Cluster Analysis Application

Developing Data Products Class

Giovanni Valentini, 19/03/2016

Motivation and Source of Data

The application performs a Cluster Analysis of the 28 European Union Countries.

  • The analysis examines 3 economic indicators (year 2014):
    1. Gross Domestic Product (Euro per capita)
    2. Government Debt (Percentage of Gross Domestic Product)
    3. Unemployment Rate.
  • The dataset of the economic indicators is obtained from: Eurostat
  • The indicators come from 3 distinct datasets which I cleaned and assembled together.
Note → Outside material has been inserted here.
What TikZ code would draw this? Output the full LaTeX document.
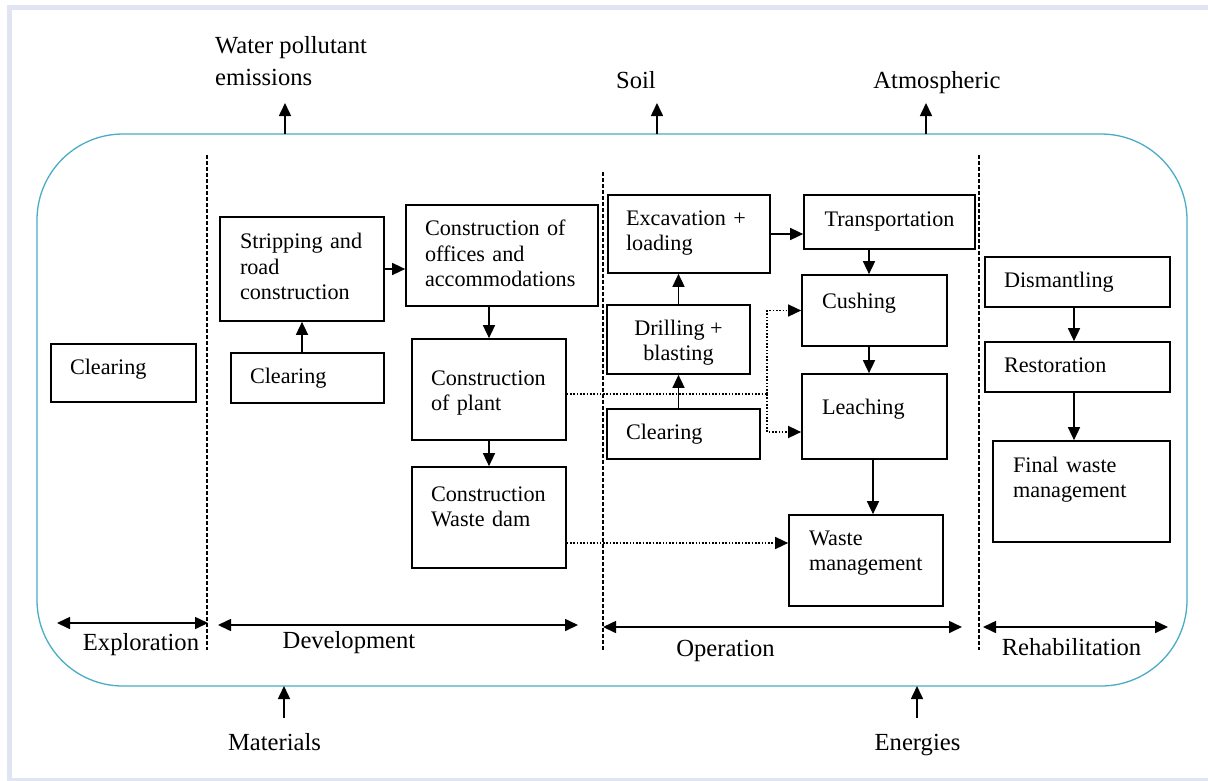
\documentclass[tikz,border=0pt]{standalone}
\usepackage{fontspec}
\setmainfont{Liberation Serif}
\usetikzlibrary{arrows.meta,calc}
\definecolor{frameblue}{HTML}{4BACC6}
\definecolor{lavender}{HTML}{E1E5F2}
\newcommand\txtup[1]{\rule[-#1pt]{0pt}{#1pt}}
\newcommand\txtdn[1]{\rule{0pt}{#1pt}}
\hyphenpenalty=10000
\exhyphenpenalty=10000
\begin{document}
\begin{tikzpicture}[x=1pt,y=-1pt,
  font=\fontsize{22.2}{25.5}\selectfont,
  >={Triangle[length=13pt,width=12pt]},
  box/.style={draw, line width=1.7pt, inner sep=0pt, align=left},
  cbox/.style={draw, line width=1.7pt, inner sep=0pt, align=center},
  arr/.style={line width=1.6pt, ->},
  darr/.style={line width=1.6pt, <->},
  dotln/.style={line width=1.5pt, dash pattern=on 1.6pt off 1.7pt},
  dotarr/.style={dotln, ->},
  phase/.style={line width=1.4pt, dash pattern=on 4pt off 2pt},
  lbl/.style={inner sep=0pt, font=\fontsize{24.6}{28.3}\selectfont},
]
\useasboundingbox (0,0) rectangle (1208,780);
\fill[white] (0,0) rectangle (1208,780);
\begin{scope}
  \clip (0,0) rectangle (1208,780);
  \draw[lavender, line width=5pt] (9.5,7.5) rectangle (1220,780.5);
\end{scope}

% outer frame
\draw[frameblue, line width=1.3pt, rounded corners=86pt] (37,134) rectangle (1187,686);

% phase separators
\coordinate (d1t) at (207,155);
\coordinate (d1b) at (207,650);
\coordinate (d2t) at (603,172);
\coordinate (d2b) at (603,650);
\coordinate (d3t) at (979,155);
\coordinate (d3b) at (979,650);
\draw[phase] (d1t) -- (d1b);
\draw[phase] (d2t) -- (d2b);
\draw[phase] (d3t) -- (d3b);

% boxes
\node[box, minimum width=145, minimum height=58, text width=107] (clr1) at (123.5,373) {Clearing\txtup{12}};
\node[box, minimum width=164, minimum height=104, text width=124] (strip) at (302,269) {Stripping and\\road\\construction\txtup{5}};
\node[box, minimum width=153, minimum height=50, text width=115] (clr2) at (307.5,378) {Clearing\txtup{2}};
\node[box, minimum width=192, minimum height=101, text width=154] (office) at (502,255.5) {Construction of\\offices and\\accommodations\txtup{4}};
\node[box, minimum width=154, minimum height=101, text width=116] (plant) at (489,389.5) {\txtdn{21.5}Construction\\of plant};
\node[box, minimum width=154, minimum height=101, text width=116] (dam) at (489,517.5) {Construction\\Waste dam\txtup{22}};
\node[box, minimum width=162, minimum height=78, text width=126] (exc) at (689,234) {Excavation +\\loading\txtup{7}};
\node[cbox, minimum width=143, minimum height=69] (drill) at (678.5,339.5) {\txtdn{22}Drilling +\\blasting};
\node[box, minimum width=153, minimum height=50, text width=115] (clr3) at (683.5,434) {Clearing};
\node[cbox, minimum width=171, minimum height=54] (trans) at (889.5,222) {Transportation\txtup{6}};
\node[box, minimum width=145, minimum height=71, text width=105] (cush) at (874.5,310.5) {Cushing\txtup{19}};
\node[box, minimum width=145, minimum height=85, text width=105] (leach) at (874.5,416.5) {Leaching\txtup{19}};
\node[box, minimum width=154, minimum height=91, text width=114] (wm) at (866,560.5) {Waste\\management\txtup{20}};
\node[box, minimum width=185, minimum height=50, text width=147] (dism) at (1077.5,282) {Dismantling\txtup{4}};
\node[box, minimum width=185, minimum height=50, text width=147] (rest) at (1077.5,367) {Restoration\txtup{4}};
\node[box, minimum width=177, minimum height=101, text width=137] (final) at (1081.5,491.5) {Final waste\\management\txtup{28}};

% outside labels
\node[lbl, anchor=north west, align=left] (water) at (215,36.3) {Water pollutant\\[3.7pt]emissions};
\node[lbl, anchor=base] (soil) at (636,88) {Soil};
\node[lbl, anchor=base] (atmo) at (937,88) {Atmospheric};
\node[lbl, anchor=base] (mat) at (274.5,750) {Materials};
\node[lbl, anchor=base] (ener) at (917.5,750) {Energies};

% phase labels
\node[lbl, anchor=base] (explo) at (141,650) {Exploration};
\node[lbl, anchor=base] (devel) at (349,648) {Development};
\node[lbl, anchor=base] (oper) at (725.5,656) {Operation};
\node[lbl, anchor=base] (rehab) at (1071.5,655) {Rehabilitation};

% in/out arrows
\coordinate (wa1) at (285,134);
\coordinate (wa2) at (285,103);
\coordinate (sa1) at (657,134);
\coordinate (sa2) at (657,103);
\coordinate (aa1) at (926,134);
\coordinate (aa2) at (926,103);
\coordinate (ma1) at (284,718);
\coordinate (ma2) at (284,686);
\coordinate (ea1) at (917,718);
\coordinate (ea2) at (917,686);
\draw[arr] (wa1) -- (wa2);
\draw[arr] (sa1) -- (sa2);
\draw[arr] (aa1) -- (aa2);
\draw[arr] (ma1) -- (ma2);
\draw[arr] (ea1) -- (ea2);

% phase double arrows
\coordinate (xa) at (57,623);
\coordinate (xb) at (208,623);
\coordinate (va) at (218,625);
\coordinate (vb) at (578,625);
\coordinate (oa) at (603,627);
\coordinate (ob) at (962,627);
\coordinate (ra) at (983,627);
\coordinate (rb) at (1168,627);
\draw[darr] (xa) -- (xb);
\draw[darr] (va) -- (vb);
\draw[darr] (oa) -- (ob);
\draw[darr] (ra) -- (rb);

% process arrows
\draw[arr] (strip.south |- clr2.north) -- (strip.south);
\draw[arr] (strip.east) -- (strip.east -| office.west);
\draw[arr] (plant.north |- office.south) -- (plant.north);
\draw[arr] (plant.south) -- (dam.north);
\draw[arr] (drill.south |- clr3.north) -- (drill.south);
\draw[arr] (drill.north) -- (drill.north |- exc.south);
\draw[arr] (exc.east) -- (exc.east -| trans.west);
\draw[arr] ([xshift=-5.5pt]cush.north |- trans.south) -- ([xshift=-5.5pt]cush.north);
\draw[arr] ([xshift=-5.5pt]cush.south) -- ([xshift=-5.5pt]leach.north);
\draw[arr] ([xshift=-1.5pt]leach.south) -- ([xshift=-1.5pt]leach.south |- wm.north);
\draw[arr] ([xshift=-3.5pt]dism.south) -- ([xshift=-3.5pt]rest.north);
\draw[arr] ([xshift=-3.5pt]rest.south) -- ([xshift=-3.5pt]rest.south |- final.north);

% dotted links
\coordinate (jn) at (767,394);
\draw[dotln] ([yshift=-4.5pt]plant.east) -- (jn);
\draw[dotarr] (jn) |- (cush.west);
\draw[dotarr] (jn) |- ([yshift=-15.5pt]leach.west);
\draw[dotarr] ([yshift=17.5pt]wm.west -| dam.east) -- ([yshift=17.5pt]wm.west);
\end{tikzpicture}
\end{document}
The server.R and ui.R files and the associated supporting documentation are in the following GitHub repository: https://github.com/GValentini/Data_Products.git

The application is available here: https://gvalentini.shinyapps.io/ClustersEur-App/

How the Application Works

  • The user chooses:
    1. the economic indicators to plot on the 2 axes
    2. the number of centres
  • The points plotted represent the ordered pairs of the chosen indicators.
  • We have one point for each Country.
  • The K-Means method creates a partition of the points into k groups (called clusters) such that the sum of squares from points to the assigned cluster centres is minimized.
  • Each cluster is identified by a distinct color.
  • The cross-shaped symbol represents the cluster centre.
  • More details about K-Means Clustering Analysis here: https://en.wikipedia.org/wiki/K-means_clustering

Plot of GDP versus Government Debt with 4 centres

eurdf <- readRDS("eurodata.rds")
result <- kmeans(eurdf[, 4:5], centers = 4)
par(mfrow = c(2, 1), pin = c(7, 2), mar = c(4, 4, 0, 2))
plot(eurdf[, 4:5], col = result$cluster, pch = 19, cex = 1.8); grid(lty = 1)
text(eurdf[, 4:5], labels = eurdf[,2], pos = 3, cex = 0.8, col = result$cluster)
points(result$centers, col = 1:4, pch = 3, cex = 3, lwd = 3)

plot of chunk unnamed-chunk-1

I hope you will enjoy my shiny application

In the meantime you may take this quiz:

Interactive Question

What does K-Means refer to?

  1. An economic indicator about European Union Countries.
  2. A set of points on a plot.
  3. A method used in cluster analysis.
  4. A plotting system in R.

Think of K as the number of centres of the partition.

It is a method used in cluster analysis.